El rey Fernando, aseveraba el profesor, había hecho jurar el testamento según el cual dividía el reino entre sus hijos:
“Allá en Castilla la Vieja,
Un rincón se me olvidaba;
Zamora había por nombre,
Zamora la bien cercada (…)
¡Quien os la tomare, hija,
la mi maldición le caiga!
Todos dicen amén, amén,
sino don Sancho, que calla”.
La helada estaba cayendo ya, inmisericorde, y el regicida era el motivo de la conversación, entre un vino no tan sutil y un queso de la zona de Aliste, algo más misericordioso.

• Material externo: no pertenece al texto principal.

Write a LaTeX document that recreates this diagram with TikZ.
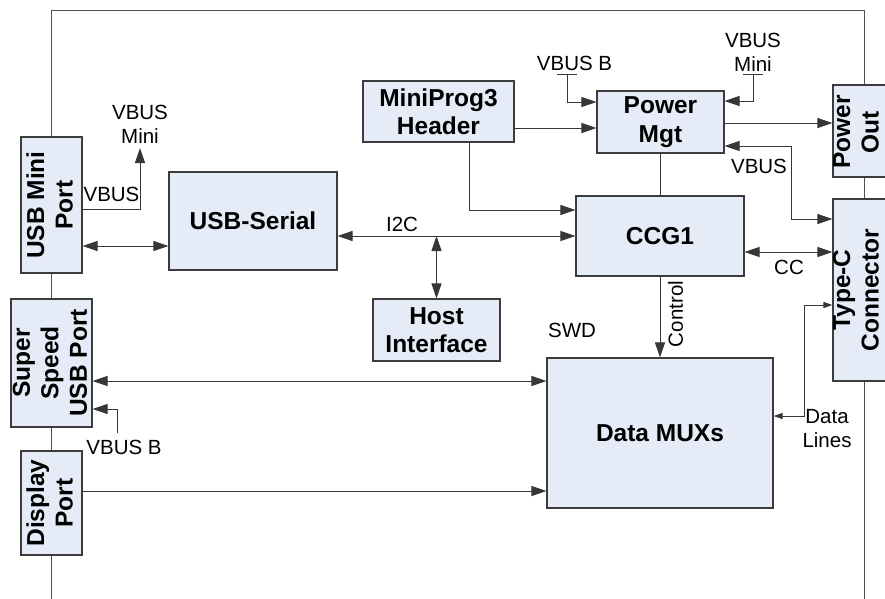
\documentclass[tikz,border=0pt]{standalone}
\usepackage{fontspec}
\setmainfont{Liberation Sans}
\usetikzlibrary{arrows.meta}
\definecolor{boxfill}{RGB}{230,236,247}
\definecolor{boxline}{RGB}{60,60,60}
\definecolor{wirec}{RGB}{55,55,55}
\definecolor{framec}{RGB}{80,80,80}
\begin{document}
\begin{tikzpicture}[x=1pt,y=-1pt,
  box/.style={draw=boxline, fill=boxfill, line width=1.1pt, inner sep=0pt},
  btext/.style={font=\bfseries\fontsize{24.5}{28.5}\selectfont, align=center, inner sep=0pt},
  lbl/.style={font=\fontsize{20.5}{24}\selectfont, align=center, inner sep=0pt},
  wire/.style={draw=wirec, line width=1pt},
  arr/.style={wire, -{Triangle[length=15pt,width=10pt]}},
  bi/.style={wire, {Triangle[length=15pt,width=10pt]}-{Triangle[length=15pt,width=10pt]}},
  bismall/.style={wire, {Triangle[length=9pt,width=6pt]}-{Triangle[length=9pt,width=6pt]}},
]
\useasboundingbox (0,0) rectangle (885,598);
% outer frame
\draw[draw=framec, line width=1pt] (51,605) -- (51,10) -- (864,10) -- (864,605);

% boxes
\node[box, minimum width=61pt, minimum height=136pt] (usbmini) at (51.5,205) {};
\node[btext, rotate=90] (usbminit) at (49.5,205) {USB Mini\\Port};
\node[box, minimum width=81pt, minimum height=128pt] (superspeed) at (51.5,363) {};
\node[btext, rotate=90] (superspeedt) at (50,363) {Super\\Speed\\USB Port};
\node[box, minimum width=61pt, minimum height=104pt] (display) at (51.5,503) {};
\node[btext, rotate=90] (displayt) at (49.5,503) {Display\\Port};
\node[box, btext, minimum width=168pt, minimum height=98pt] (usbserial) at (253,221) {USB-Serial};
\node[box, btext, minimum width=151pt, minimum height=61pt] (miniprog) at (438.5,111.5) {MiniProg3\\Header};
\node[box, btext, minimum width=127pt, minimum height=62pt] (powermgt) at (660.5,122) {Power\\Mgt};
\node[box, btext, minimum width=168pt, minimum height=80pt] (ccg) at (660,236) {CCG1};
\node[box, btext, minimum width=127pt, minimum height=62pt] (host) at (436.5,330) {Host\\Interface};
\node[box, btext, minimum width=226pt, minimum height=150pt] (mux) at (660,433) {Data MUXs};
\node[box, minimum width=57pt, minimum height=92pt] (powerout) at (861.5,131) {};
\node[btext, rotate=90] (powerouttext) at (856,132) {Power\\Out};
\node[box, minimum width=57pt, minimum height=182pt] (typec) at (861.5,290) {};
\node[btext, rotate=90] (typectext) at (856,290) {Type-C\\Connector};

% labels
\node[lbl] (vbmLl) at (140,124.5) {VBUS\\Mini};
\node[lbl] (vbusL) at (111.5,194.5) {VBUS};
\node[lbl] (i2c) at (402,224) {I2C};
\node[lbl] (vbBT) at (574.5,63) {VBUS B};
\node[lbl] (vbMR) at (753,52) {VBUS\\Mini};
\node[lbl] (vbusR) at (759,166) {VBUS};
\node[lbl] (cc) at (789,267) {CC};
\node[lbl, rotate=90] (control) at (675.5,314) {Control};
\node[lbl] (swd) at (572,330) {SWD};
\node[lbl] (vbBL) at (124,447) {VBUS B};
\node[lbl] (datalines) at (827,429) {Data\\Lines};

% connectors
\draw[bi] (usbmini.east |- 0,246) -- (usbserial.west |- 0,246);
\coordinate (vbmLtip) at (140,148);
\draw[arr] (usbmini.east |- 0,209) -| (vbmLtip);
\draw[bi] (usbserial.east |- 0,236) -- (ccg.west |- 0,236);
\draw[bi] (host.north) -- (host.north |- 0,236);
\draw[arr] (miniprog.east |- 0,128) -- (powermgt.west |- 0,128);
\draw[arr] (469,0 |- miniprog.south) |- (ccg.west |- 0,210);
\coordinate (vbBtop) at (567,74);
\draw[wire] (557,74) -- (577,74);
\draw[arr] (vbBtop) |- (powermgt.west |- 0,102);
\coordinate (vbMRtop) at (753,74);
\draw[wire] (743,74) -- (763,74);
\draw[arr] (vbMRtop) |- (powermgt.east |- 0,101);
\draw[arr] (powermgt.east |- 0,123) -- (powerout.west |- 0,123);
\draw[bi] (powermgt.east |- 0,146) -| (791,180) |- (typec.west |- 0,219);
\draw[wire] (powermgt.south) -- (powermgt.south |- ccg.north);
\draw[bi] (ccg.east |- 0,252) -- (typec.west |- 0,252);
\draw[arr] (ccg.south) -- (mux.north);
\draw[bi] (superspeed.east |- 0,381) -- (mux.west |- 0,381);
\coordinate (vbBLtop) at (117,433);
\draw[arr] (vbBLtop) |- (superspeed.east |- 0,409);
\draw[arr] (display.east |- 0,491) -- (mux.west |- 0,491);
\draw[bismall] (mux.east |- 0,416) -| (804,360) |- (typec.west |- 0,305);
\end{tikzpicture}
\end{document}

Vellido Dolfos en la interpretación clásica de Juan de la Cueva aparece ya insinuado como el que liberó a la ciudad del perjurio y la traición del rey Sancho, que faltó a todos sus juramentos.
Siempre, hasta nuestros oscuros días, fue un asunto ciertamente grave el de faltar a la palabra dada. Isabel, castellana de adopción desde que un curso llegó destinada al valle del Duero, quiere recordar que en el reto legendario de Diego Ordóñez a todos los zamoranos el romance afirmaba que:
“Retados son de traidores
De alevosos son llamados;
Más quieren todos ser muertos
Que no traidores nombrados”.
Zamora ha sido cercada de nuevo, convenimos otra vez. Nunca podré entender, aún más que el perjurio, la absoluta indiferencia con que el tirano asiste a sus felonías, sin que se le mueva una pestaña. Y antes de perpetrar la siguiente.
En ese punto, inspirados por el romance castellano y la uva Tinta de Toro –que no ha descendido un grado en su noble terquedad– acordamos salir a la calle de nuevo, defender la muralla asediada, combatir sin descanso al tirano, al felón, al traidor, al miserable.